Cada vez que la ciudad estornuda por la acción de un Don Juan ligero de dedos, la mesocracia se conmueve y la aristocracia se remueve. No sé si es el caso de Albert Cavallé en Barcelona, acusado de vaciar los ajuares de muchachas en flor y señoras de canapé, pero sí fue, en su día, un trasunto de galanes con auténtico tronío, como Mario Cabré o Porfirio Rubirosa, en los años del Can-Can. Cabré asombraba saliendo del Ritz en dirección a los toros, con Ava Gardner colgada del brazo. A Porfirio Rovirosa, playboy, diplomático, boxeador y espía del dictador dominicano, Leónidas Trujillo, le entonaban la Comparsita, al verlo con Eva Perón, en las calles de Buenos Aires.
Dicen que Cabré se ganaba entre sabanas de Holanda lo que el matador no se hacía merecer en el ruedo del amor. Pura envidia. Pero lo importante no es lo que ocurre bajo un hipotético dosel de seda y oro, sino lo que corre de boca en boca por la calle. El gran escritor Truman Capote definió el miembro de Porfirio Rubirosa como una porra café con leche de once pulgadas, tan gruesa como una muñeca de hombre.
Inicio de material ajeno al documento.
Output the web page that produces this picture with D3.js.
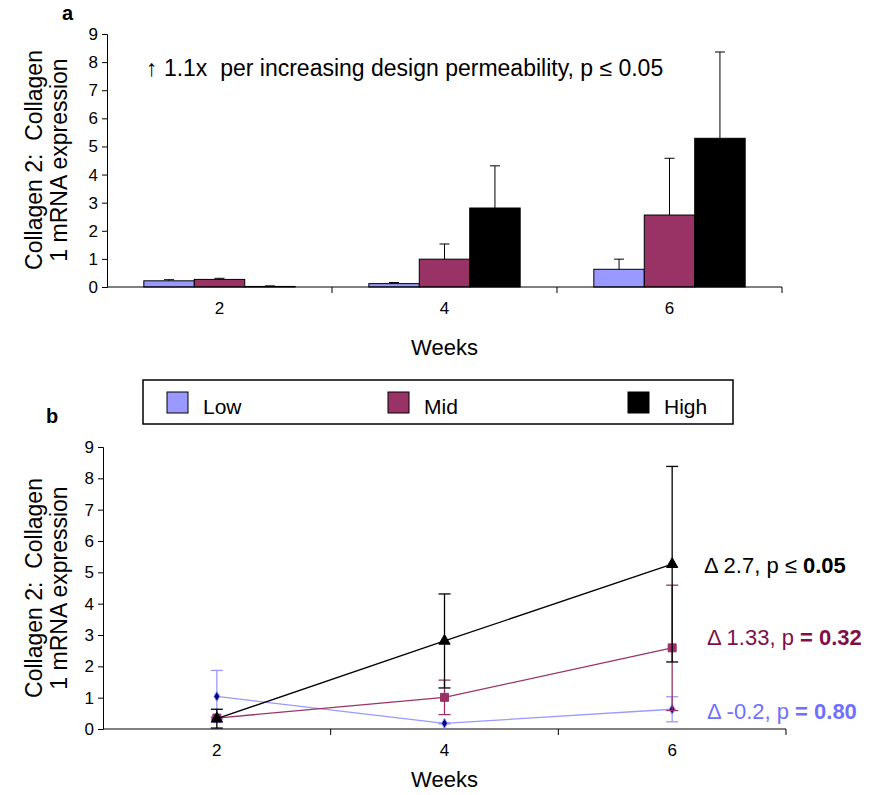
<!DOCTYPE html>
<html>
<head>
<meta charset="utf-8">
<script src="https://cdn.jsdelivr.net/npm/d3@7"></script>
<style>
  body { margin: 0; background: #fff; }
  svg { font-family: "Liberation Sans", Arial, sans-serif; }
  text { white-space: pre; }
</style>
</head>
<body>
<div id="chart"></div>
<script>
// data
var weeks = ["2", "4", "6"];
var groups = ["Low", "Mid", "High"];
var colors = ["#9999ff", "#993366", "#000000"];

// panel a: bar means and upper error (sd)
var barLow  = [0.22, 0.12, 0.63];
var barMid  = [0.27, 0.99, 2.56];
var barHigh = [0.02, 2.81, 5.29];
var errLow  = [0.04, 0.04, 0.36];
var errMid  = [0.04, 0.54, 2.02];
var errHigh = [0.02, 1.50, 3.07];

// panel b: line means and +/- error
var lineLow  = [1.04, 0.18, 0.63];
var lineMid  = [0.35, 1.01, 2.59];
var lineHigh = [0.33, 2.81, 5.26];
var lerrLow  = [0.83, 0.02, 0.40];
var lerrMid  = [0.03, 0.55, 2.00];
var lerrHigh = [0.30, 1.50, 3.12];

var yTicks = [0, 1, 2, 3, 4, 5, 6, 7, 8, 9];

var svg = d3.select("#chart").append("svg")
  .attr("width", 869)
  .attr("height", 795);

function yLabel(cx, cy) {
  var t = svg.append("text")
    .attr("transform", "translate(" + cx + "," + cy + ") rotate(-90)")
    .attr("text-anchor", "middle")
    .style("font-size", "23px");
  t.append("tspan").attr("x", 0).attr("dy", 0).text("Collagen 2:  Collagen");
  t.append("tspan").attr("x", 0).attr("dy", 25).text("1 mRNA expression");
}

function drawAxes(x, y, labelY) {
  // y axis
  svg.append("g")
    .attr("transform", "translate(" + x.range()[0] + ",0)")
    .call(d3.axisLeft(y).tickValues(yTicks).tickSize(5).tickPadding(4))
    .call(function(g) {
      g.select(".domain").attr("stroke", "#000");
      g.selectAll("text").style("font-size", "17px").attr("fill", "#000");
      g.selectAll("line").attr("stroke", "#000");
    });
  // x axis: ticks on category boundaries, labels in the middle
  var g = svg.append("g").attr("transform", "translate(0," + y(0) + ")");
  g.append("line")
    .attr("x1", x.range()[0]).attr("x2", x.range()[1])
    .attr("stroke", "#000");
  g.selectAll(".bnd").data(weeks).enter().append("line")
    .attr("x1", function(d) { return x(d) + x.bandwidth(); })
    .attr("x2", function(d) { return x(d) + x.bandwidth(); })
    .attr("y1", 0).attr("y2", 6)
    .attr("stroke", "#000");
  g.selectAll(".lab").data(weeks).enter().append("text")
    .attr("x", function(d) { return x(d) + x.bandwidth() / 2; })
    .attr("y", 27)
    .attr("text-anchor", "middle")
    .style("font-size", "17px")
    .text(function(d) { return d; });
  svg.append("text")
    .attr("x", (x.range()[0] + x.range()[1]) / 2)
    .attr("y", labelY)
    .attr("text-anchor", "middle")
    .style("font-size", "22px")
    .text("Weeks");
}

// ---------------- panel a ----------------
var xa = d3.scaleBand().domain(weeks).range([107, 782]).padding(0);
var ya = d3.scaleLinear().domain([0, 9]).range([287, 34]);
var xa1 = d3.scaleBand().domain(groups).range([0, xa.bandwidth()])
  .paddingInner(0).paddingOuter(0.73);

var barVals = [barLow, barMid, barHigh];
var barErrs = [errLow, errMid, errHigh];

groups.forEach(function(grp, gi) {
  var rows = weeks.map(function(w, i) {
    return {week: w, v: barVals[gi][i], e: barErrs[gi][i]};
  });
  var gg = svg.append("g");
  // error bars (upper only)
  gg.selectAll("line.err").data(rows).enter().append("line")
    .attr("x1", function(d) { return xa(d.week) + xa1(grp) + xa1.bandwidth() / 2; })
    .attr("x2", function(d) { return xa(d.week) + xa1(grp) + xa1.bandwidth() / 2; })
    .attr("y1", function(d) { return ya(d.v); })
    .attr("y2", function(d) { return ya(d.v + d.e); })
    .attr("stroke", "#000");
  gg.selectAll("line.cap").data(rows).enter().append("line")
    .attr("x1", function(d) { return xa(d.week) + xa1(grp) + xa1.bandwidth() / 2 - 5; })
    .attr("x2", function(d) { return xa(d.week) + xa1(grp) + xa1.bandwidth() / 2 + 5; })
    .attr("y1", function(d) { return ya(d.v + d.e); })
    .attr("y2", function(d) { return ya(d.v + d.e); })
    .attr("stroke", "#000");
  gg.selectAll("rect").data(rows).enter().append("rect")
    .attr("x", function(d) { return xa(d.week) + xa1(grp); })
    .attr("y", function(d) { return ya(d.v); })
    .attr("width", xa1.bandwidth())
    .attr("height", function(d) { return ya(0) - ya(d.v); })
    .attr("fill", colors[gi])
    .attr("stroke", "#000")
    .attr("stroke-width", 1);
});

drawAxes(xa, ya, 355);
yLabel(42, 160);

svg.append("text")
  .attr("x", 62).attr("y", 20)
  .style("font-size", "20px").style("font-weight", "bold")
  .text("a");

svg.append("text")
  .attr("x", 146).attr("y", 76)
  .style("font-size", "23px")
  .text("\u2191 1.1x  per increasing design permeability, p \u2264 0.05");

// ---------------- legend ----------------
var legendX = [167, 388, 628];
var lg = svg.append("g");
lg.append("rect")
  .attr("x", 143).attr("y", 380).attr("width", 590).attr("height", 44)
  .attr("fill", "#fff").attr("stroke", "#000").attr("stroke-width", 1.5);
groups.forEach(function(grp, gi) {
  lg.append("rect")
    .attr("x", legendX[gi]).attr("y", 392).attr("width", 21).attr("height", 21)
    .attr("fill", colors[gi]).attr("stroke", "#000");
  lg.append("text")
    .attr("x", legendX[gi] + 36).attr("y", 414)
    .style("font-size", "21px")
    .text(grp);
});

// ---------------- panel b ----------------
var xb = d3.scaleBand().domain(weeks).range([103, 786]).padding(0);
var yb = d3.scaleLinear().domain([0, 9]).range([729, 447]);
function cx(w) { return xb(w) + xb.bandwidth() / 2; }

svg.append("text")
  .attr("x", 46).attr("y", 423)
  .style("font-size", "20px").style("font-weight", "bold")
  .text("b");

var lineVals = [lineLow, lineMid, lineHigh];
var lineErrs = [lerrLow, lerrMid, lerrHigh];
var lineColors = ["#9999ff", "#993366", "#000000"];

drawAxes(xb, yb, 787);
yLabel(42, 588);

var line = d3.line().x(function(d) { return cx(d.week); }).y(function(d) { return yb(d.v); });

groups.forEach(function(grp, gi) {
  var rows = weeks.map(function(w, i) {
    return {week: w, v: lineVals[gi][i], e: lineErrs[gi][i]};
  });
  var gg = svg.append("g");
  gg.selectAll("line.err").data(rows).enter().append("line")
    .attr("x1", function(d) { return cx(d.week); })
    .attr("x2", function(d) { return cx(d.week); })
    .attr("y1", function(d) { return yb(d.v - d.e); })
    .attr("y2", function(d) { return yb(d.v + d.e); })
    .attr("stroke", lineColors[gi]).attr("stroke-width", 1.3);
  [1, -1].forEach(function(s) {
    gg.selectAll("line.cap" + s).data(rows).enter().append("line")
      .attr("x1", function(d) { return cx(d.week) - 6; })
      .attr("x2", function(d) { return cx(d.week) + 6; })
      .attr("y1", function(d) { return yb(d.v + s * d.e); })
      .attr("y2", function(d) { return yb(d.v + s * d.e); })
      .attr("stroke", lineColors[gi]).attr("stroke-width", 1.3);
  });
  gg.append("path")
    .datum(rows)
    .attr("d", line)
    .attr("fill", "none")
    .attr("stroke", lineColors[gi])
    .attr("stroke-width", 1.3);
  var sym, size, fill, stroke;
  if (gi === 0) { sym = d3.symbolDiamond; size = 30; fill = "#000080"; stroke = "#9999ff"; }
  else if (gi === 1) { sym = d3.symbolSquare; size = 64; fill = "#993366"; stroke = "#993366"; }
  else { sym = d3.symbolTriangle; size = 55; fill = "#000"; stroke = "#000"; }
  gg.selectAll("path.pt").data(rows).enter().append("path")
    .attr("transform", function(d) { return "translate(" + cx(d.week) + "," + yb(d.v) + ")"; })
    .attr("d", d3.symbol().type(sym).size(size))
    .attr("fill", fill).attr("stroke", stroke).attr("stroke-width", 1);
});

// annotations for panel b
var notes = [
  {a: "\u0394 2.7, p \u2264 ", b: "0.05", c: "#000000", y: 573},
  {a: "\u0394 1.33, p ", b: "= 0.32", c: "#7f0f4a", y: 645},
  {a: "\u0394 -0.2, p ", b: "= 0.80", c: "#7070ff", y: 719}
];
notes.forEach(function(n, i) {
  var t = svg.append("text")
    .attr("x", i === 0 ? 704 : 707).attr("y", n.y)
    .style("font-size", "22px")
    .attr("fill", n.c);
  t.append("tspan").text(n.a);
  t.append("tspan").style("font-weight", "bold").text(n.b);
});
</script>
</body>
</html>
Semejante instrumento exige una vida de película; promete carisma, pendencia y oficio de vivir. No sé si Cavallé compite en esta división de honor, pero de momento, su manejo vital le ha convertido en falso hijo de un cirujano famoso e inversor en los papeles de Panamá. Está mejor dispuesto al gimoteo que al buen estraperlo a cambio de sexo. Cambia de nombre como de camisa y ahora le piden nueve años de cárcel por embaucar a mujeres confiadas.
Los buenos rompecorazones no han despuntado como ladrones, pero sí vivieron a menudo a costa de sus conquistas. Este fue el caso de Giacomo Casanova, aquel veneciano hijo de comediantes que sedujo a 132 mujeres, como contó él mismo en Historia de mi vida (Ed. Atalanta). Viajero inagotable, diplomático, seminarista, secretario del cardenal Acquaviva, violinista, escritor y agente secreto. Encabezó la fuga de la prisión de la Inquisición en Venecia, fue espía del rey Luis XV y fundó la lotería nacional de Francia. Aun estando muy lejos del donjuanismo literario que ha cubierto de gloria a Europa entera, si Cavallé mostrara un mínimo decoro en sus pequeñas conquistas, no llegaríamos a temerle. Solo tendríamos motivos para suspender las puestas de largo que han vuelto tras el letargo de la etiqueta, a causa de la pandemia.
Cuando Felix Millet tocaba el saxo en el Golfo de Guinea, cerca del ingenio familiar, lo recibían alegres en las casas bien de Barcelona, en las vacaciones de Semana Santa, pero después de la merienda, se ponía el papá en la puerta y hacia salir a todos en fila india para examinar si alguien se llevaba un cenicero de plata. Nació viernes de Pasión/ para que zahorí fuera,/ y porque en su día muriera / el bueno y el mal ladrón. Escribió Quevedo en Sueño de la muerte.
Casanova recorrió las principales capitales europeas, dejando testimonio de sus dotes como amante, espadachín, literato y timador. Colaboró en la redacción del libreto de Don Giovanni de Mozart y dejó publicadas más de 40 obras. Fue mucho más que un simple amador, al que sin embargo le interesó sobre todo legar a la humanidad sus hazañas de alcoba; pensó que amar es un arte mayor. Y tenía razón.
Las comparaciones no proceden, pero son orientativas. Si Cavallé quiere hacerse perdonar ha de mejorar su galanteo, olvidarse del pillapilla, devolver lo afanado y aceptar las resoluciones judiciales sin hacer peinetas a la salida de la Audiencia. El llamado estafador del amor utilizó presuntamente la documentación de una ex pareja para pedir préstamos bancarios; y esta es una de sus varias causas abiertas. No lo tendrá fácil. Además, si presume de Porfirio, la meritocracia del tamaño lo dejará tirado en la cuneta. El tótem fálico de la actual Cataluña no tiene dueño que sepamos y si, en vez de Trujillo, llega Puigdemont la sombra del poder se desvanece.